Supporting Long-Term Disaster Risk Assessment
Satellite data supports long-term disaster risk assessment and mitigation planning by providing historical records of hazard events and environmental conditions. Decades of satellite observations allow scientists to analyze trends in disaster frequency and severity, identify areas at highest risk, and understand how environmental changes may be affecting disaster patterns.
Land use and land cover maps derived from satellite imagery help planners understand how development patterns affect disaster vulnerability. Identifying areas where urban expansion is occurring in flood-prone zones or on unstable slopes allows authorities to implement appropriate building codes and land use restrictions. Satellite monitoring of environmental changes, such as deforestation or wetland loss, helps assess how these changes may be increasing disaster risks.
Climate monitoring from satellites provides crucial information about long-term changes that may affect disaster patterns. Observations of sea level rise, changes in precipitation patterns, and shifts in temperature regimes help scientists understand how climate change is influencing disaster risks. This information supports adaptation planning and helps communities prepare for changing hazard profiles.
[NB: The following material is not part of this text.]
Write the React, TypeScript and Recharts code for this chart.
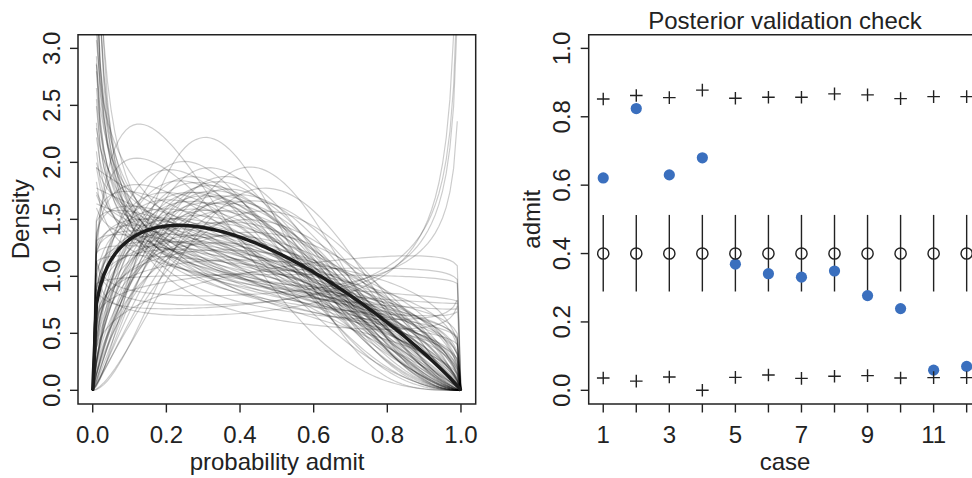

Satellite data also supports the development and validation of disaster risk models. Computer models that simulate floods, hurricanes, earthquakes, and other hazards require accurate information about terrain, land cover, infrastructure, and environmental conditions. Satellite observations provide much of this input data, and satellite-derived damage maps help validate model predictions, leading to improved risk assessments.
Environmental Monitoring and Early Warning
Satellites monitor environmental conditions that can provide early warning of developing disaster situations. Drought monitoring from space helps identify regions where water scarcity may lead to agricultural failures or increase wildfire risk. Snow cover and soil moisture observations support flood forecasting by indicating how much water is stored in watersheds and how much runoff may occur during spring snowmelt or heavy rainfall events.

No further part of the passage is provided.